A couple nights ago I was at Birns and Sawyer giving a presentation on the P2 workflow with Final Cut Pro. It was a Panasonic event that was all about “OK, you shot it…now what?” Mainly DPs there, but a few people who were into post. But before I gave my presentation, Steve Holyhead of Avid gave his presentation on the P2 workflow with Avid (2.7 and higher). This is one presentation that I really didn’t want to follow…not only was Steve good, but, well, the Avid P2 workflow is so darn easy. There are “no shinanigans” as Steve puts it.
Avid captures media in the same format that Panasonic decided to use for P2…MXF. Because of that, Avid imports the files super fast, and works with them NATIVELY…no copying, no putting into a quicktime wrapper. And if you want to copy all of the footage into the media drive where Avid stores all the media (Avid MediaFiles>MXF>1) then all you have to do is consolidate the media. And the copy process is very fast…faster than if you did it on the finder level. Want to work with MXF files natively with FCP? Then you will need to shell out more dough for third party solutions (Raylight, HD Log, Calibrated, MXF4QT).
And Avid works not only with DVCPRO HD natively, it also works with AVCIntra natively as well. FCP needs to transcode it into ProRes, a process that takes time, and requires an Intel Mac to do so. AVCI and Avid…well, I can import and work with it on my G5. Very slick. And I can mix those formats on the timeline, with XDCAM and DV, and 20:1 and require no rendering. And when you import…if you uploaded metadata and assigned a User Clip Name, that name is what goes into the NAME column in Avid instead of the 001GH number that the camera generates. Meta data is mapped to columns in Avid, making the data searchable. You can do this with FCP as well, but that requires HD Log, and the steps required for HD Log are numerous.

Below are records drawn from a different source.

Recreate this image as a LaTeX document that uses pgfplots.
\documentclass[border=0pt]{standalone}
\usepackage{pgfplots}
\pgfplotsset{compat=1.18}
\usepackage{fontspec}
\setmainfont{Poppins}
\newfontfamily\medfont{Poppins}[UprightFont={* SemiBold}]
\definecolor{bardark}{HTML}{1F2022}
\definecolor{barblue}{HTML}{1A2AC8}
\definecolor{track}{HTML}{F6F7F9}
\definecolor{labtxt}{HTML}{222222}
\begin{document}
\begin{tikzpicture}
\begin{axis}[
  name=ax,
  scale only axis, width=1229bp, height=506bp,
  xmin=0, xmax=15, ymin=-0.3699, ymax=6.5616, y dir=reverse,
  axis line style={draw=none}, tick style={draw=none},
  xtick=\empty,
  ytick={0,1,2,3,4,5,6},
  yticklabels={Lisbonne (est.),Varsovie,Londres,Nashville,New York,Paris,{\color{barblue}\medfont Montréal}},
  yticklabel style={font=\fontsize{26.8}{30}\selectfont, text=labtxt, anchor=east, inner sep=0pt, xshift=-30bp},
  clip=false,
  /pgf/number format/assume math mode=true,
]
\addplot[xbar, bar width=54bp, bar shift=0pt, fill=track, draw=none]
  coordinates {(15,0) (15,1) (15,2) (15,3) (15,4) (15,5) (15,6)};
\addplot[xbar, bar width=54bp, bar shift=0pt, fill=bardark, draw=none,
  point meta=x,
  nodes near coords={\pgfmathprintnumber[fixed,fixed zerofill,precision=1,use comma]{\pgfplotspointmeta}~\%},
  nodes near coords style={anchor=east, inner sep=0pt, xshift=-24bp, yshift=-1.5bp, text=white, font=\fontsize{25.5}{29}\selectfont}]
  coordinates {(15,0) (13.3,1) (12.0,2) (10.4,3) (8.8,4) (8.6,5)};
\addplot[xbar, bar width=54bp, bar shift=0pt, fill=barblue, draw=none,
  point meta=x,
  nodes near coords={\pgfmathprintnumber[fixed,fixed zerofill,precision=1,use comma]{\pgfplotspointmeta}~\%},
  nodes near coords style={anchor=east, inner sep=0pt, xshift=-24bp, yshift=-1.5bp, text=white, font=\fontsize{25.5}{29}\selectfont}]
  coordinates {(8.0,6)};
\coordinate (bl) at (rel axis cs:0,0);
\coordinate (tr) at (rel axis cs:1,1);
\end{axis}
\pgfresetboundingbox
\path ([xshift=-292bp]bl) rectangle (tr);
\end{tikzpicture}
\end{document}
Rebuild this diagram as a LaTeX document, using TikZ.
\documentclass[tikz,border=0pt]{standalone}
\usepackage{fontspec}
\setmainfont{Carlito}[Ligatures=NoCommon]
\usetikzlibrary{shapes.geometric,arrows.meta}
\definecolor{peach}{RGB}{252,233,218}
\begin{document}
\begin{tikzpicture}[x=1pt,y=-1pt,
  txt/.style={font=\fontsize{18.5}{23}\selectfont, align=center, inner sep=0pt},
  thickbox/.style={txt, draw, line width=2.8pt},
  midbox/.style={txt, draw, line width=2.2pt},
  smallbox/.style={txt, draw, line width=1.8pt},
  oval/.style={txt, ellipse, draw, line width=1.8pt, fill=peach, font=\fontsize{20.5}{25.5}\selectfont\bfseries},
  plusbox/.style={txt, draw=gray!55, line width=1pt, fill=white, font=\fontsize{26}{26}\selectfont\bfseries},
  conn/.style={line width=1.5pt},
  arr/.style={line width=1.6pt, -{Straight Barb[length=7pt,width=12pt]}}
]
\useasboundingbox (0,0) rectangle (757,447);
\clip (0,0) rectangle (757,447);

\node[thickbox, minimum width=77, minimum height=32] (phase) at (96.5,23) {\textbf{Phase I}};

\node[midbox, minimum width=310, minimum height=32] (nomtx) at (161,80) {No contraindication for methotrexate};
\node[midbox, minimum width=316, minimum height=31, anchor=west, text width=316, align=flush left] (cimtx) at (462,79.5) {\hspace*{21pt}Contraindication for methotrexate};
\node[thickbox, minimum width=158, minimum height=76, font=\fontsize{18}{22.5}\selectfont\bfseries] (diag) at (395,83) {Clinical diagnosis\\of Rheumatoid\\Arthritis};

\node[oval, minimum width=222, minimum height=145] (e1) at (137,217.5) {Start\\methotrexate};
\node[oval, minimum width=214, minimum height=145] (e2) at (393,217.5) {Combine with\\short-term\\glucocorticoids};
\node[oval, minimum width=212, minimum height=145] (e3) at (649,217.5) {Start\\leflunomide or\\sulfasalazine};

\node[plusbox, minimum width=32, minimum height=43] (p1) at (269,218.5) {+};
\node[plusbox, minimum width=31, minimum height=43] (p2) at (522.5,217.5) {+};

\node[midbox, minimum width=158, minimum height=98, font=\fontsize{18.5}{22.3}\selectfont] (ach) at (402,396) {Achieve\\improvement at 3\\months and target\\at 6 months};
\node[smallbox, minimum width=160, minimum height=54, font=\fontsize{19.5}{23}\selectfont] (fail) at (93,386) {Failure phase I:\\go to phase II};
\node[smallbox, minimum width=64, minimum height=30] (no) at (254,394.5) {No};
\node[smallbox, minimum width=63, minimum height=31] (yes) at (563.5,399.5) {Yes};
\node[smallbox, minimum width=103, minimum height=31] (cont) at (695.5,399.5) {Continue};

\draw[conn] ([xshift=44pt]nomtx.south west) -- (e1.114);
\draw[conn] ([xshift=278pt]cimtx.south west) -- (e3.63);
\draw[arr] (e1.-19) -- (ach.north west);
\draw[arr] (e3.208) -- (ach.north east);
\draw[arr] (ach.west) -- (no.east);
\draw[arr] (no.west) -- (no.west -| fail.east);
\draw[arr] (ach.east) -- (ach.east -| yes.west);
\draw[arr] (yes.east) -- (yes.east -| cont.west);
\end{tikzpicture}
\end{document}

AND IF THAT WASN’T ENOUGH…Avid, keeping in the tradition of offline editing at lower resolutions, can import the P2 footage and transcode it to lower resolution as it imports. So you can have your master archive footage, and the low res import of that. When you are done cutting, simply reconnect to the original files (or copies of them…never work with your master archives) and you are ready to output. With FCP if you wanted to work in an offline resolutions (and there are several vaild reasons you might want to do this), you first need to import the footage as Quicktime files, then use the Media Manager to RECOMPRESS the footage. So you aren’t saving any drive space because you need all the footage at full quality from the start.
So yeah, after Steve gave his brilliant demo on how Avid works with P2 rather quickly and easily, I had to get onto the stage and show off all the shinanigans needed for FCP to work with P2. I am REALLY liking Avid now.